Fluttering butterflies may seem far removed from the buzz of hairy, pesky bugs, but their wings betray them: The relatively large, colorful scales appear to have evolved from the minute sensory bristles of their forefathers. The finding, reported in the 15 June Current Biology, highlights how the genetic hard-wiring for one trait can be commandeered to create another over evolutionary time.
The similar early developmental patterns of butterfly scales and fruit fly bristles are a strong hint that the two structures are related. To establish the evolutionary relationship, geneticist Sean Carroll and his collaborators at the University of Wisconsin, Madison, and Washington University in St. Louis set out to probe the masterminding genes in action.

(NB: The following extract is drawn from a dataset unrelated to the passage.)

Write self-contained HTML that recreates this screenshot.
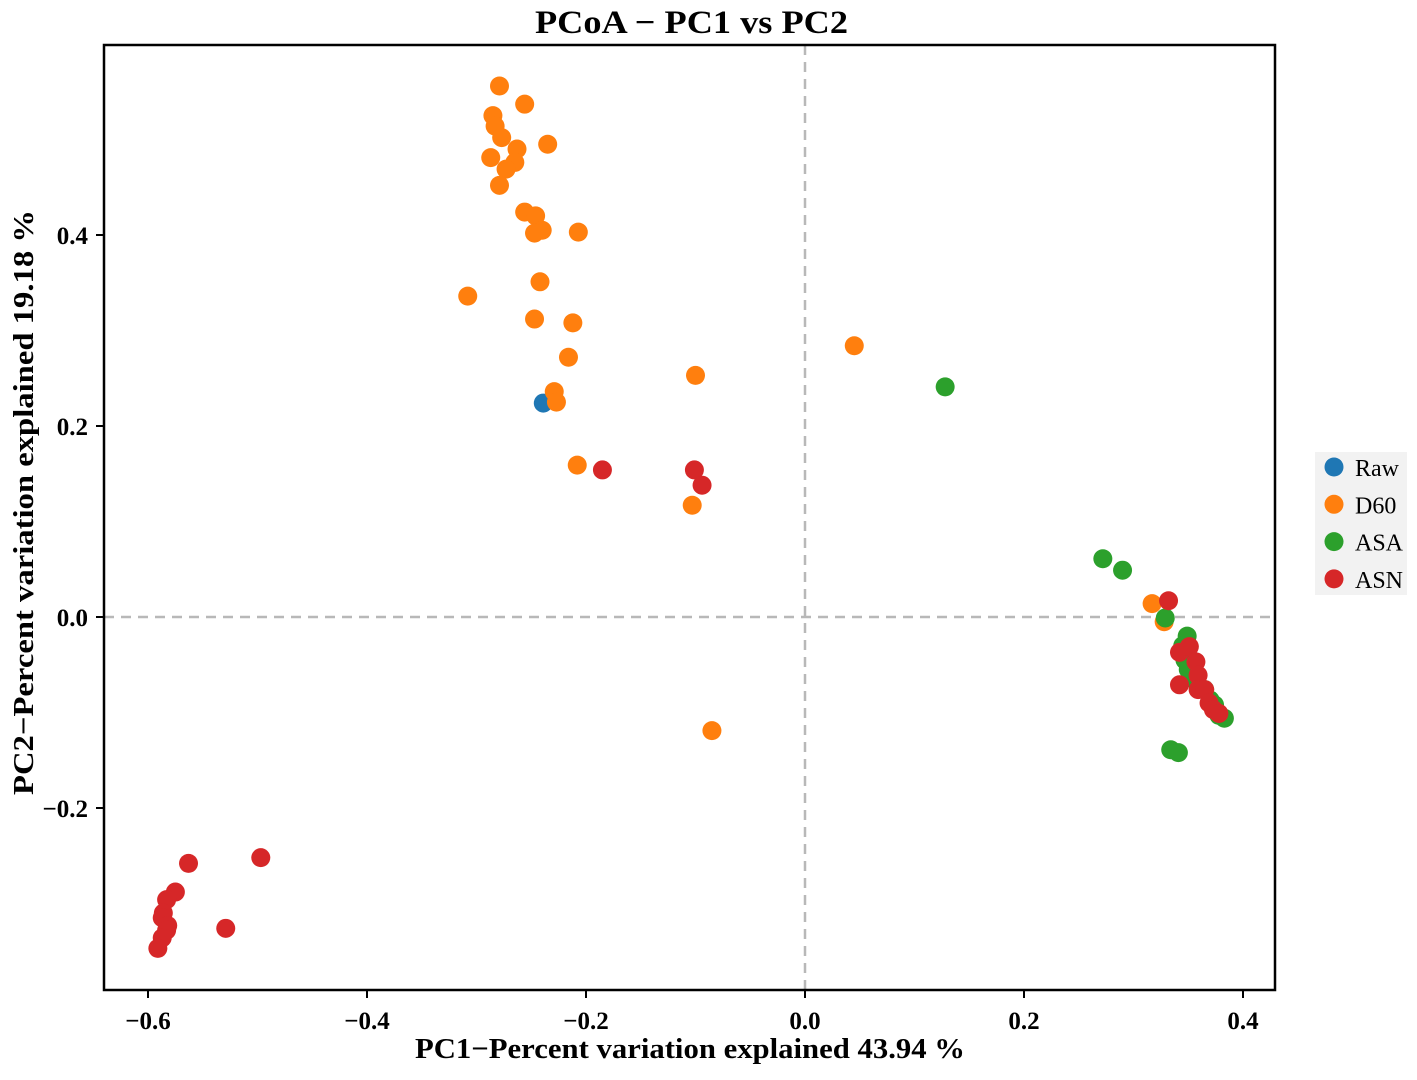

First off, the team searched the genome of Precis coenia butterflies for sequences similar to the achaete-scute (AS-C) genes that guide bristle development in Drosophila fruit flies. Once the researchers had found a similar gene, dubbed AS-C homolog-1, they checked where it was expressed in developing butterfly embryos and larvae. It turned out that until the larvae entered the pupal stage, the butterfly gene was turned on in a pattern similar to that of the bristle genes in Drosophila, implying that the genes have similar functions during early development and that they therefore likely came from the same ancestor. During pupation, however, the butterfly gene was turned on in what became the scale-forming cells, while in flies the bristle genes go on to form bristles.
Carroll's team proposes that a common ancestor of flies and butterflies may have had functioning bristles that over time lost their connection to the nervous system, spread to cover the wings, and mutated into scales. As further evidence, they note that caddisflies--a close relative of butterflies--have wings covered by nonsensory bristles.
The finding of similar genes sculpting quite different body parts adds weight to the notion that some genes can be viewed as a switch that can be plugged into different developmental pathways, says Frederik Nijhout, an insect developmental physiologist at Duke University. "We are getting away from this tight relationship between a particular gene and a particular character," he says. The new finding also helps to explain how species with limited genomes "can do so much with so few genes," by coding for traits like variations on a theme.